The rain did let-up, but it never stopped, which certainly put a damper on the fireworks display. I will admit that the folks responsible for the display gave it their best. They kept lighting the damn things and when those fizzled they would light some more. It turned out to be the longest and most unspectacular fireworks display I have ever attended. However, it was better than NORWOOD.
It is now midnight and everybody in the car – except me – is ready to go home. No, not me. The second feature was a film that had surprisingly slipped below my radar. I say this because it was a Western and it had a couple of big names in the cast.
The rain never completely stopped that evening. Everybody else in the car went to sleep, but I was now wide-awake. There were only three vehicles left on the lot when the film ended – and that’s counting ours. I don’t know how many people were awake in the other two, but as I said, I was the only one in ours.
The projectionist should have received some kind of award because he remained alert enough to screen the reels in their proper order.

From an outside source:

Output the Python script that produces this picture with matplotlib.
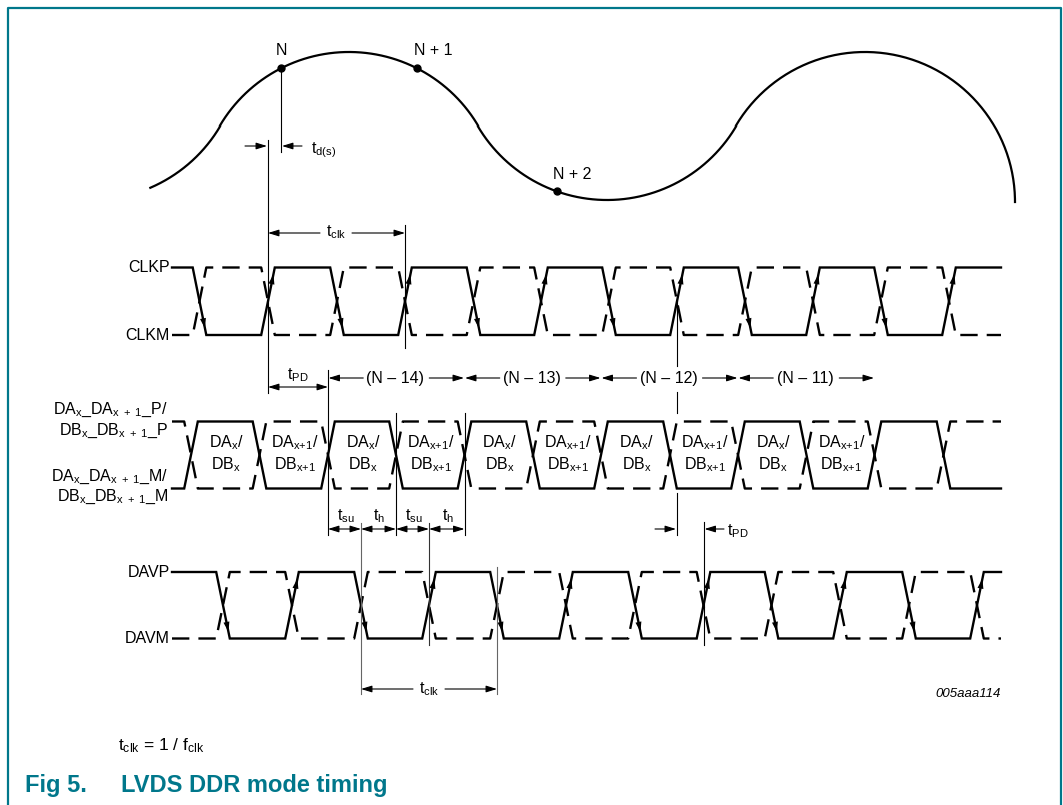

That didn’t always happen at that particular drive-in. I remember that it didn’t happen when I was watching THE BUDDY HOLLY STORY (Columbia, 1978). Poor Buddy died in the middle of the film and then came back alive and appeared on The Ed Sullivan Show. Very confusing. Dennis Weaver died in an excruciatingly gruesome and graphic fashion in the middle of DUEL AT DIABLO (UA, 1966) only to recover and return to his unforgiving, snarky, devious, obnoxious ways (his character’s, not his) for the remainder of the film. I knew what was going to happen to Buddy (very sad), but finding out that James Garner and Sidney Poitier could not save Dennis ruined the rest of that film. Nevertheless, it was a Western so I stayed with it to the end – or rather, I stayed with it to the middle.
But this Fourth of July evening the projectionist was awake and through the raindrops, I watched a movie that I would later return to many times. It became one of my all-time favorites. It was MONTE WALSH (NGP, 1970).
I like MONTE WALSH so well that I rank it number two on my list of “Top 21 Favorite Westerns.” It will be the subject of my next post. In the meantime, however, Colin has an excellent review of the film at Riding the High Country, and I recommend that you ride over there and read it by clicking HERE. I agree with all his views regarding the movie and he states them so very well.
By the way, it’s difficult to believe, but for his role in NORWOOD, Joe Namath received a Golden Globe nomination for “Most Promising Newcomer.” It’s almost as difficult to believe as the fact that a year earlier Glen Campbell was nominated for the same award.